Phases of Z Garbage Collection#

ZGC

1. Pause Mark Start:

  • In this phase objects that have been pointed to roots. This includes walking through the live set of objects and then finding and marking them.

  • It starts with a scanning thread stack which gives the reference objects in heap.

  • After getting reference it will walk through all the graphs of objects(which are reachable).

  • It also remaps the live data after the end of the last phase(Pause Relocate Phase).

2. Pause Mark End:

  • This phase with a short pause of 1ms.

  • The pause time involved here depends only on the number of roots and the ratio of the sizes of the relocation set and total live set of objects.

  • This starts after completion of the first phase.

  • This starts with preparing concurrent relocation of objects and marks the regions it wants to compact.

  • Now we have all the information which objects are live so it starts with reference processing and moves to week-root cleaning.

Pause Relocate Start:

  • It triggers the actual region compaction.

  • It begins with root scanning pointing into the location set, followed by the concurrent reallocation of objects in the relocation set.

Colored Pointers#

  • Colored pointers are one of the core concepts of ZGC.

  • It enables ZGC to find, mark, locate, and remap the objects.

  • It doesn’t support x32 or 32 bits operating systems.

  • Load Barrier uses this to detect whether the object is bad color then do the corresponding action (like remap means object is remapped to a different address).

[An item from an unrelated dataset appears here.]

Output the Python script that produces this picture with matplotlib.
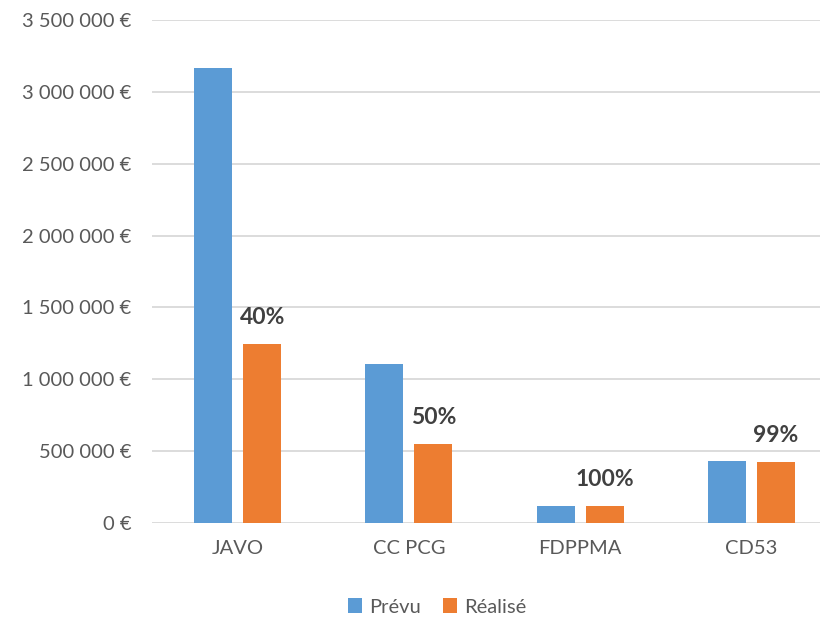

It is injected by the JIT compiler when the object is fetched from the heap.

ZGC

the 64-bit object reference is divided as follows:

  • 18 bits: Unused bits

  • 1-bit: Finalizable

  • 1-bit: Remapped

  • 1-bit: Marked1

  • 1-bit: Marked0

  • 42 bits: Object Address

Explanations:

  • The first 18 bits are reserved for future use.

  • 42 bits can address up to 4 TB of address space.

  • The Marked1 and Marked0 bits are used to mark objects for garbage collection. By setting the single bit for Remapped, an object can be marked not pointing to the relocation set.

  • The last 1-bit for finalizing relates to concurrent reference processing.